Pheme: Efficient and Conversational Speech Generation

TL;DR

Pheme targets efficient, real-time, conversational TTS by coupling a compact T2S component with a non-autoregressive A2S decoder that uses MaskGIT-style iterative sampling over RVQ-based speech tokens. The system leverages SpeechTokenizer for joint semantic-acoustic tokenization and augmented speaker embeddings to enable one-shot and zero-shot voice generation, trained on smaller, noisy conversational data (GigaSpeech) with optional distillation from larger teachers. Empirical results show substantial speedups over autoregressive baselines while achieving competitive intelligibility, naturalness, and speaker fidelity; single-speaker specialization is feasible via synthetic data distillation. This work offers a practical, scalable pathway to production-ready conversational TTS and provides open resources to accelerate future developments in efficient, high-quality speech synthesis.

Abstract

In recent years, speech generation has seen remarkable progress, now achieving one-shot generation capability that is often virtually indistinguishable from real human voice. Integrating such advancements in speech generation with large language models might revolutionize a wide range of applications. However, certain applications, such as assistive conversational systems, require natural and conversational speech generation tools that also operate efficiently in real time.
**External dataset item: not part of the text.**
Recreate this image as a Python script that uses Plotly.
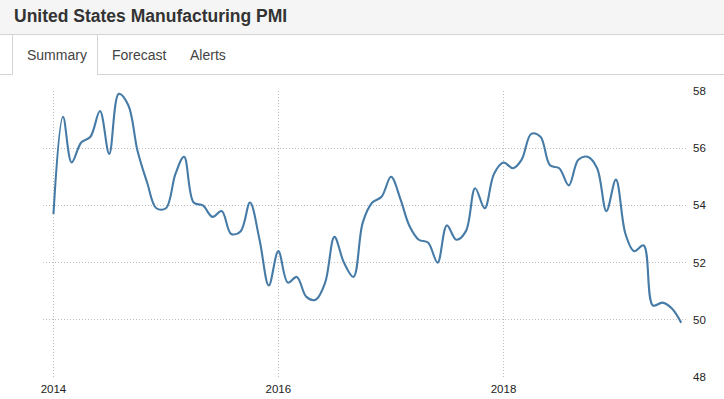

Current state-of-the-art models like VALL-E and SoundStorm, powered by hierarchical neural audio codecs, require large neural components and extensive training data to work well. In contrast, MQTTS aims to build more compact conversational TTS models while capitalizing on smaller-scale real-life conversational speech data. However, its autoregressive nature yields high inference latency and thus limits its real-time usage. In order to mitigate the current limitations of the state-of-the-art TTS models while capitalizing on their strengths, in this work we introduce the Pheme model series that 1) offers compact yet high-performing models, 2) allows for parallel speech generation of 3) natural conversational speech, and 4) it can be trained efficiently on smaller-scale conversational data, cutting data demands by more than 10x but still matching the quality of the autoregressive TTS models. We also show that through simple teacher-student distillation we can meet significant improvements in voice quality for single-speaker setups on top of pretrained Pheme checkpoints, relying solely on synthetic speech generated by much larger teacher models. Audio samples and pretrained models are available online.